Consider the formal extremes – the total involvement of the artist with paint and visual elements in Abstract Expressionism versus the elimination of all but essential visual elements in Minimalism, or the appropriation of actual everyday objects in Pop Art to the meticulous painting of photographs of everyday objects or scenes in Photorealism.
Eventually, some artists eliminated all formal means – canvas, paint, sculptural objects – and explored the idea of “event” as art. After all the radical forms painting assumed in the ‘40s, ‘50s, and ‘60s, the artists removed the means altogether to create, with some theatrical flare, transitory events, multi-media performances, as art.
This was the scene into which Dill entered in the late ‘60s. He, a painter, concluded that painting was dead, played out.
Tubes of Neon
Dill’s career took off soon after when he developed sculptural works with sand, glass, and neon. Asked to exhibit at the Sonnabend Gallery in New York when just 27 years old, Dill began his period of installations. Thick sheets of plate glass were placed in rooms full of sand; the glass was subtly illuminated by tubes of neon which were buried at the bases of each sheet of glass.
The play of light across the sand granules and faces of glass was controlled and manipulated by altering the shapes and heights of the “dunes” with brooms. The works were ever-changing.
From this early focus on “experiencing” the installation, which changed from gallery to gallery in addition to changing during the exhibition, Dill sought a more permanent form for his interest in topography, light and texture.
He devised a method of “painting” with cement, incorporating smooth sheets of glass that contrast to the varied topography of the cement.
The alkaline properties of cement provide the basis for color. Colors are applied and kept wet by spraying; the longer a color remains wet, the whiter it oxidizes. Alkalies and limes in the Portland cement eventually dry and remain on the surface, when the color is right, Dill seals the surface to prevent further oxidation.

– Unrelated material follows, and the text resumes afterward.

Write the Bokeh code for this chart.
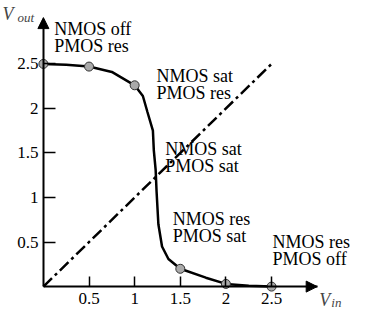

The new works, then, are the result of Dill exploring a range of materials and effects. Born of the freedom of the late ‘60s, the sand-floor installations combined an interest in finding new means and methods and the experiencing of art as an “event.”
The early sand-floor installations, though temporary, played with texture and light. Similar concerns for unusual materials to create textures and colors, and to suggest depth or space, exist in this new work, but the visual expression has been refined, solidified, made permanent.
Constants running through both formats are topography, landscape, and an exquisite arrangement of parts.
Presence
As objects, Dill’s wall constructions have an unquestionable presence. Thick and encrusted with varying textures, the works simulate the geological diversity seen from 20,000 feet.
Taken as aerial views of the earth, they possess a grandeur and awe-inspiring richness, like a first glimpse earthward from a plane as the cloud cover breaks.
Rippled mountain ranges rises out of pocked-marked desert floors, dried-out salt beds meander through sandy hills, lava oozes from volcanic wounds, forgotten seas wash unknown shores. Weather and tectonic movement have left their traces everywhere.
The viewer, in the realm of associations, takes on the non-starring roll of a speck, an inconsequential dot on the face of the earth.
But, the cement constructions also reveal a more dynamic human presence. Across several of Dill’s aerial landscapes can be seen a grid pattern of “worked earth,” as if some group dared to till fields, confront the geological magnitude around them.
No Boundaries
This earthly space is without country boundaries, devoid of politics. The work, in this light, is concerned with planetary vastness.
However, Dill’s cement and glass constructions do not rely on these associative responses.
Dill is a formalist – an artist primarily concerned with the construction and placement of non-narrative elements. How materials can be brought together is of great interest to the artist. The characteristics of glass and cement, the interplay of smooth and grainy surfaces, and the effect of color on these materials guides the artist.
Rhythms
Additional concerns are the rhythms created by repeating forms and the vitality of interacting planes. The formalist wants to compose elements so that a sublime balance is achieved, so that nothing can be added or removed without negatively affecting the work.
The encrustation of cement has the quality of rough stone; the terrain suggested by the textural variation is vast. One result is that the works seem cool, distant. The smooth glass and hard cement do not invite intimacy.
Dill’s considerable craftsmanship in melding these diverse materials into one work reveals no gesture, no sign of the artist’s hand. They might be huge cut stone slabs fitted together according to mineral color. They do not seem to aspire to a personal and intimate impression, but these complex works nevertheless engage us as a great panorama captures our attention.
The exhibition continues through Sept. 16.